Pythagorean Theorem by Analytic Geometry

Nuno Luzia Universidade Federal do Rio de Janeiro, Instituto de Matemática Rio de Janeiro 21941-909, Brazil

The theorem is ilustrated in figure below.

$a^2+b^2=c^2$

The figure below is obtained by putting another right triangle (marked with dotted line) on top of the original one, so as to form a rectangle with sides with lengths $a$ and $b$, and then reflecting it through the common hypotenuse.

We get an isosceles triangle with base length $c$ and height $h$, and two smaller right rectangles with sides of lengths $l$, $b$ and $a-l,$ for some $l.$

The area of the isosceles triangle is equal to the area of the original triangle minus the area of one smaller right rectangle. So

(1)

$ch=b(a-l).$

(This equation can also be obtained by using a similarity between two right rectangles.)

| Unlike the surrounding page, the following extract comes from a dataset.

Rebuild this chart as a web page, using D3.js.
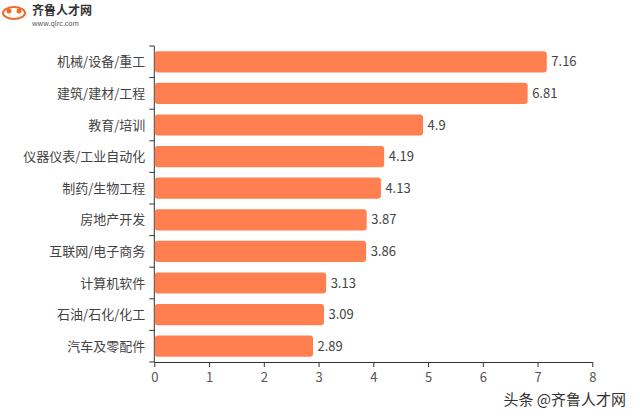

We will determine $h$ and $l$ by using cartesian coordinates and basic vector calculus. We put the origin $O$ on the left corner of the original triangle, with the usual $x$ and $y$ axis for the cartesian coordinates. In this way, the vector $\vec{OP}$ along the hypotenuse is represented by the coordinates $(a,b)$.

To determine $h$ and $l$ we should find an orthogonal vector to $(a,b)$. Geometrically, changing the roles of $x$ and $y$ axis corresponds to a rotation of $90^\circ$ followed by a reflection through the horizontal axis, so the vector $(b,-a)$ is orthogonal to $(a,b)$.

Then the straight line segment starting at the midpoint of $OP$ and orthogonal to it is represented by

$(a/2, b/2)+t (b,-a),\quad t\ge 0.$

The $y$ coordinate of expression above is zero when $\displaystyle t=\frac{b}{2a}$, and then the $x$ coordinate is $\displaystyle \frac{a}{2}+\frac{b^2}{2a}$. So

(2)

$\displaystyle a-l=\frac{a}{2}+\frac{b^2}{2a}.$

Now $h$ is the length of $\displaystyle \frac{b}{2a} (b,-a)$ which is the length of $\displaystyle \frac{b}{2a} OP$. So

(3)

$\displaystyle h=\frac{b}{2a} c.$

(This equation can also be obtained by using a similarity between two right rectangles.)

Putting (2) and (3) into (1) we obtain the Pythagorean relation.

(Note that the validity of using calculus, let alone analytic geometry, to prove the Pythagorean theorem has been argued elsewhere.)